Ce qui est plus grave, si l'on élargit la focale, c'est l'état de la gauche et l'avenir de la NUPES qui pose problème.
En effet après son congrès le PS est coupé en deux parties égales dont l'une est hostile à la NUPES. Et si Olivier Faure a sauvé son poste, on peut se demander comment il pourra gouverner un parti si divisé et si affaibli.
Côté PC on vient de voir ce qui se profile : une aile orthodoxe, marchaisienne ou pire, servira de caution "identitaire" à un appareil qui n'a aucun autre cap que sa survie et capable de dérives inquiétantes dans le sens où elles cautionnent l'inacceptable.

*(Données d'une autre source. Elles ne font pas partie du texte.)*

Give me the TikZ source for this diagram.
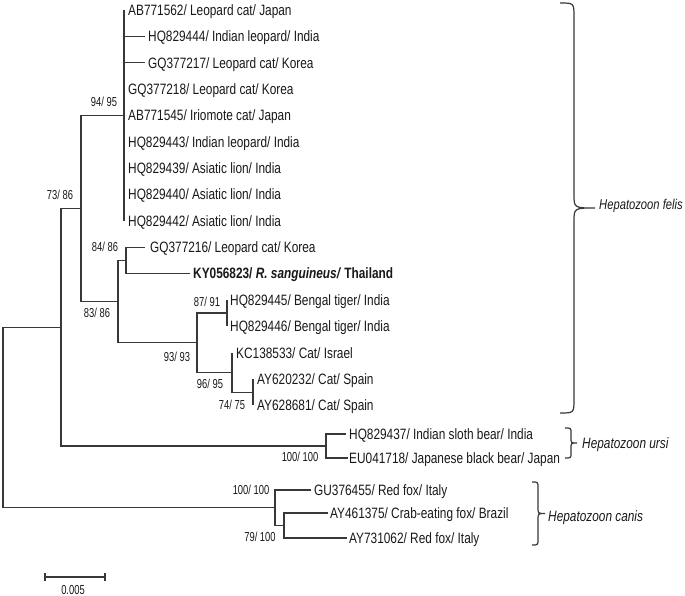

Les Verts d'EELV ont choisi de ne pas franchement choisir mais tout de même... ils ont refusé catégoriquement une liste commune de la gauche aux Européennes qui étaient pourtant une occasion de faire de ces élections quasiment inutiles une démonstration d'unité et de force. Là encore, comme nombre de communistes et de socialistes, les Verts n'ont rien compris à la situation politique. Au danger que fait peser le néo-fascisme et à la nécessité de regrouper au maximum les forces de gauche au sein de l'Union Populaire Ecologique et Sociale et, pensons-nous, aller vers un congrès de Tour à l'envers.
Antoine Manessis.
* L'anti-mélenchonisme a gangréné toute la mouvance paléolithique, dans et hors du parti. On a pu ainsi entendre un distingué révolutionnaire, et néanmoins énarque, traiter Mélenchon de "girouette", "planche pourrie" et autres gracieusetés.